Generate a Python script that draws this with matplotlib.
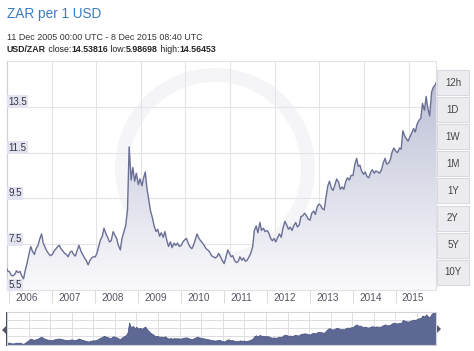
import numpy as np
import pandas as pd
import matplotlib
matplotlib.use("Agg")
import matplotlib.pyplot as plt
import matplotlib.dates as mdates
from matplotlib.colors import LinearSegmentedColormap
from matplotlib.patches import Rectangle, Wedge, Polygon
from matplotlib.transforms import ScaledTranslation

plt.rcParams['font.family'] = ['Liberation Sans', 'DejaVu Sans']

# =========================
# DATA (USD/ZAR, twice a month)
# =========================
head_dates = ["2005-12-11", "2005-12-15"]
dec_2005 = [6.42, 6.33]

usdzar_2006 = [6.30, 6.15, 6.12, 6.18, 6.34, 6.26, 6.31, 6.12, 5.99, 6.35, 6.70, 7.05,
               7.40, 7.20, 7.05, 7.30, 7.45, 7.72, 7.95, 7.55, 7.35, 7.20, 7.08, 7.00]
usdzar_2007 = [7.05, 7.20, 7.30, 7.40, 7.45, 7.30, 7.20, 7.10, 7.05, 6.95, 7.15, 7.20,
               7.05, 6.98, 7.25, 7.45, 7.20, 7.05, 6.90, 6.80, 6.60, 6.78, 6.90, 6.95]
usdzar_2008 = [6.95, 7.10, 7.45, 7.70, 7.85, 8.20, 7.95, 7.80, 7.60, 7.65, 8.05, 7.90,
               7.75, 7.45, 7.25, 7.75, 8.05, 8.30, 9.00, 11.75, 10.30, 10.85, 10.25, 10.60]
usdzar_2009 = [10.10, 10.35, 10.05, 10.40, 10.65, 9.95, 9.40, 8.95, 8.65, 8.30, 8.05, 8.15,
               7.85, 8.00, 7.80, 8.05, 7.65, 7.40, 7.60, 7.35, 7.55, 7.45, 7.55, 7.40]
usdzar_2010 = [7.45, 7.60, 7.70, 7.75, 7.55, 7.40, 7.30, 7.45, 7.70, 7.95, 7.75, 7.65,
               7.55, 7.45, 7.30, 7.25, 7.15, 7.00, 6.95, 6.90, 6.95, 7.10, 6.95, 6.80]
usdzar_2011 = [6.65, 6.90, 7.25, 7.10, 6.95, 7.00, 6.78, 6.70, 6.75, 6.95, 6.80, 6.90,
               6.75, 6.80, 6.95, 7.10, 7.40, 8.10, 8.30, 8.00, 8.45, 8.10, 8.20, 8.05]
usdzar_2012 = [8.10, 8.00, 7.75, 7.65, 7.75, 7.60, 7.80, 7.95, 7.80, 8.20, 8.50, 8.35,
               8.15, 8.25, 8.10, 8.30, 8.45, 8.25, 8.35, 8.70, 8.75, 8.85, 8.75, 8.60]
usdzar_2013 = [8.55, 8.85, 8.95, 8.80, 9.10, 9.25, 9.20, 9.05, 9.00, 9.50, 10.05, 10.25,
               9.95, 9.85, 10.10, 10.35, 10.20, 9.90, 10.00, 9.90, 10.25, 10.40, 10.30, 10.50]
usdzar_2014 = [10.50, 10.95, 11.25, 10.90, 10.95, 10.70, 10.55, 10.65, 10.45, 10.40, 10.65, 10.75,
               10.60, 10.70, 10.65, 10.60, 10.75, 11.05, 11.25, 11.00, 11.05, 11.20, 11.55, 11.70]
usdzar_2015 = [11.55, 11.50, 11.70, 11.65, 12.45, 12.25, 12.10, 12.00, 12.20, 12.35, 12.55, 12.40,
               12.75, 12.90, 13.00, 13.65, 13.35, 13.95, 13.40, 13.10, 14.15, 14.35, 14.45]
tail_date = "2015-12-08"
close_value = [14.54]

header_range = "11 Dec 2005 00:00 UTC - 8 Dec 2015 08:40 UTC"
stat_close = "14.53816"
stat_low = "5.98698"
stat_high = "14.56453"

year_labels = ["2006", "2007", "2008", "2009", "2010", "2011", "2012", "2013", "2014", "2015"]
y_ticks = [5.5, 7.5, 9.5, 11.5, 13.5]
range_buttons = ["12h", "1D", "1W", "1M", "1Y", "2Y", "5Y", "10Y"]

# =========================
# BUILD SERIES
# =========================
mid_dates = pd.date_range("2006-01-01", "2015-12-01", freq="SMS")
dates = pd.to_datetime(head_dates + list(mid_dates) + [tail_date])
values = (dec_2005 + usdzar_2006 + usdzar_2007 + usdzar_2008 + usdzar_2009 + usdzar_2010
          + usdzar_2011 + usdzar_2012 + usdzar_2013 + usdzar_2014 + usdzar_2015 + close_value)
assert len(dates) == len(values)
values = np.array(values)
xnum = mdates.date2num(dates)

W, H = 474, 351
fig = plt.figure(figsize=(W / 100, H / 100), dpi=100)
fig.patch.set_facecolor("white")

# background axes in pixel coords
ax_bg = fig.add_axes([0, 0, 1, 1])
ax_bg.set_xlim(0, W)
ax_bg.set_ylim(H, 0)
ax_bg.axis("off")
ax_bg.set_zorder(0)

# faint logo ring behind the chart
ax_bg.add_patch(Wedge((215, 168), 100, 0, 360, width=14, facecolor="#f5f5f8",
                      edgecolor="none", zorder=0))

# =========================
# MAIN CHART
# =========================
def frac_box(x0, y0, x1, y1):
    return [x0 / W, 1 - y1 / H, (x1 - x0) / W, (y1 - y0) / H]

ax = fig.add_axes(frac_box(7, 61, 436, 290))
ax.set_zorder(1)
ax.patch.set_alpha(0)

ylo, yhi = 5.5, 15.5

# gradient fill under the line
fill = ax.fill_between(xnum, values, ylo, facecolor="none", edgecolor="none")
cmap = LinearSegmentedColormap.from_list("zar", ["#fafafc", "#b7bbd3"])
grad = ax.imshow(np.linspace(1, 0, 256).reshape(-1, 1), cmap=cmap, aspect="auto",
                 extent=[xnum[0], xnum[-1], ylo, yhi], origin="upper", zorder=1)
grad.set_clip_path(fill.get_paths()[0], transform=ax.transData)
ax.plot(xnum, values, color="#6a6f96", linewidth=1.0, zorder=3)
ax.set_xlim(xnum[0], xnum[-1])
ax.set_ylim(ylo, yhi)

# grid
for yv in y_ticks[1:]:
    ax.axhline(yv, color="#e4e4e8", linewidth=0.8, zorder=0.5)
for k in range(1, 10):
    ax.axvline(k * 0.104 * (xnum[-1] - xnum[0]) + xnum[0], color="#e4e4e8",
               linewidth=0.8, zorder=0.5)

for side in ["top", "right", "bottom"]:
    ax.spines[side].set_color("#e2e2e6")
    ax.spines[side].set_linewidth(0.8)
ax.spines["left"].set_color("#d0d0d8")
ax.spines["left"].set_linewidth(0.9)

ax.set_yticks([])
for yv in y_ticks:
    ax.text(0.003, yv, f"{yv}", transform=ax.get_yaxis_transform(), ha="left", va="bottom",
            fontsize=7, color="#333344", zorder=4,
            bbox=dict(boxstyle="square,pad=0.15", facecolor="#e4e4f1", edgecolor="none"))

year_pos = mdates.date2num(pd.to_datetime([y + "-01-01" for y in year_labels]))
ax.set_xticks(year_pos)
ax.set_xticklabels(year_labels)
ax.tick_params(axis="x", length=9, width=0.8, color="#dcdcdc", direction="out",
               pad=-7, labelsize=7.2, labelcolor="#555566")
for lab in ax.get_xticklabels():
    lab.set_horizontalalignment("left")
    lab.set_transform(lab.get_transform() + ScaledTranslation(6 / 100, 0, fig.dpi_scale_trans))

# =========================
# NAVIGATOR
# =========================
nav = fig.add_axes(frac_box(7, 312, 436, 345))
nav.set_zorder(1)
nav.set_xlim(xnum[0], xnum[-1])
nav.set_ylim(5.7, 14.6)
for k in range(1, 20):
    nav.axvline(xnum[0] + k * 0.0503 * (xnum[-1] - xnum[0]), color="#dedee2", linewidth=0.7, zorder=0)
for f in [0.26, 0.52, 0.77]:
    nav.axhline(5.7 + f * (14.6 - 5.7), color="#dedee2", linewidth=0.7, zorder=0)
nav.fill_between(xnum, values, 5.7, facecolor="#5d6894", edgecolor="#4d5783",
                 linewidth=0.6, zorder=2)
nav.set_xticks([])
nav.set_yticks([])
for side in nav.spines:
    nav.spines[side].set_color("#d4d4d8")
    nav.spines[side].set_linewidth(0.8)

# navigator handles
ax_bg.add_patch(Rectangle((5.8, 311.5), 1.6, 34, facecolor="#3f4660", edgecolor="none", zorder=5))
ax_bg.add_patch(Polygon([[6, 326], [6, 334], [2, 330]], closed=True, facecolor="#555a70",
                        edgecolor="none", zorder=5))
ax_bg.add_patch(Polygon([[437, 325], [437, 333], [441, 329]], closed=True, facecolor="#555a70",
                        edgecolor="none", zorder=5))

# =========================
# HEADER TEXT AND BUTTONS
# =========================
overlay = fig.add_axes([0, 0, 1, 1])
overlay.set_xlim(0, W)
overlay.set_ylim(H, 0)
overlay.axis("off")
overlay.set_zorder(3)

overlay.text(7, 14, "ZAR per 1 USD", fontsize=9.8, color="#3a7cc4", ha="left", va="center")
overlay.text(7, 38, header_range, fontsize=6.4, color="#333333", ha="left", va="center")

parts = [("USD/ZAR", "bold"), (" close:", "normal"), (stat_close, "bold"),
         (" low:", "normal"), (stat_low, "bold"), (" high:", "normal"), (stat_high, "bold")]
t = overlay.text(7, 50, parts[0][0], fontsize=6.3, fontweight=parts[0][1], color="#222222",
                 ha="left", va="center")
for txt, w in parts[1:]:
    t = overlay.annotate(txt, xy=(1, 0), xycoords=t, ha="left", va="bottom", fontsize=6.3,
                         fontweight=w, color="#222222")

for i, b in enumerate(range_buttons):
    top = 70 + i * 27.1
    overlay.add_patch(Rectangle((437, top), 32, 25, facecolor="#ececf0", edgecolor="#d8d8de",
                                linewidth=0.8))
    overlay.text(453, top + 12.5, b, fontsize=7, color="#444444", ha="center", va="center")

fig.savefig("out.png", dpi=100)
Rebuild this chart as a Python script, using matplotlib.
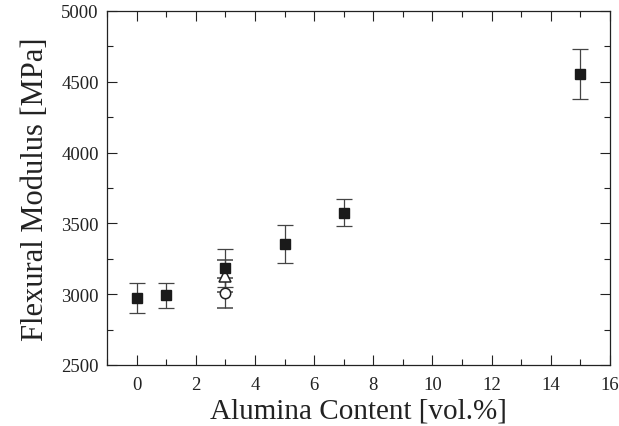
import numpy as np
import matplotlib
matplotlib.use("Agg")
from matplotlib import pyplot as plt
from matplotlib.ticker import MultipleLocator

# filled squares
sq_x = [0, 1, 3, 5, 7, 15]
sq_y = [2975, 2992, 3185, 3352, 3576, 4557]
sq_err = [105, 90, 134, 135, 96, 178]

# open triangle and circle at 3 vol.%
tri_x = [3]
tri_y = [3130]
tri_err = [115]
circ_x = [3]
circ_y = [3008]
circ_err = [103]

plt.rcParams['font.family'] = ['Liberation Serif', 'DejaVu Serif']

fig = plt.figure(figsize=(6.19, 4.27), dpi=100)
ax = fig.add_axes([107 / 619, 1 - 366 / 427, 503 / 619, 354 / 427])

ebkw = dict(ecolor='#444444', elinewidth=0.9, capsize=6, capthick=0.9, linestyle='none')
ax.errorbar(circ_x, circ_y, yerr=circ_err, marker='o', ms=7.5, mfc='white', mec='#222222',
            mew=1.1, **ebkw)
ax.errorbar(tri_x, tri_y, yerr=tri_err, marker='^', ms=8.5, mfc='white', mec='#222222',
            mew=1.1, **ebkw)
ax.errorbar(sq_x, sq_y, yerr=sq_err, marker='s', ms=7.3, mfc='#1a1a1a', mec='#1a1a1a',
            **ebkw)

ax.set_xlim(-1, 16)
ax.set_ylim(2500, 5000)
ax.xaxis.set_major_locator(MultipleLocator(2))
ax.xaxis.set_minor_locator(MultipleLocator(1))
ax.yaxis.set_major_locator(MultipleLocator(500))
ax.yaxis.set_minor_locator(MultipleLocator(250))
ax.tick_params(which='both', direction='in', top=True, right=True, labelsize=13.5,
               color='#222222', width=0.8, labelcolor='#222222')
ax.tick_params(which='major', length=7)
ax.tick_params(axis='y', which='major', pad=6)
ax.tick_params(axis='x', which='major', pad=8)
ax.tick_params(which='minor', length=4)
for s in ax.spines.values():
    s.set_linewidth(0.9)
    s.set_color('#222222')

ax.set_xlabel('Alumina Content [vol.%]', fontsize=21, labelpad=3, color='#222222')
ax.set_ylabel('Flexural Modulus [MPa]', fontsize=22, labelpad=8, color='#222222')

fig.savefig('out.png', dpi=100)
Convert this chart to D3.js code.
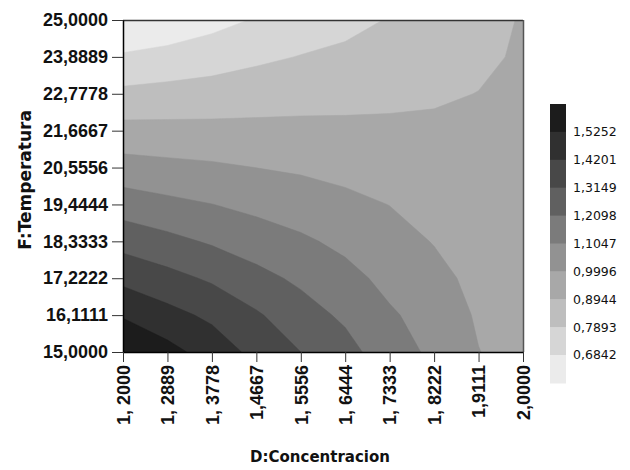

WHAT THE TASK ASKS → Hand back the exact lines from the start of the entries to the line with "dec_2005 = [6.42, 6.33]", both ends kept and pictures left out.

PROBLEM SOLUTION →
Generate a Python script that draws this with matplotlib.
import numpy as np
import pandas as pd
import matplotlib
matplotlib.use("Agg")
import matplotlib.pyplot as plt
import matplotlib.dates as mdates
from matplotlib.colors import LinearSegmentedColormap
from matplotlib.patches import Rectangle, Wedge, Polygon
from matplotlib.transforms import ScaledTranslation

plt.rcParams['font.family'] = ['Liberation Sans', 'DejaVu Sans']

# =========================
# DATA (USD/ZAR, twice a month)
# =========================
head_dates = ["2005-12-11", "2005-12-15"]
dec_2005 = [6.42, 6.33]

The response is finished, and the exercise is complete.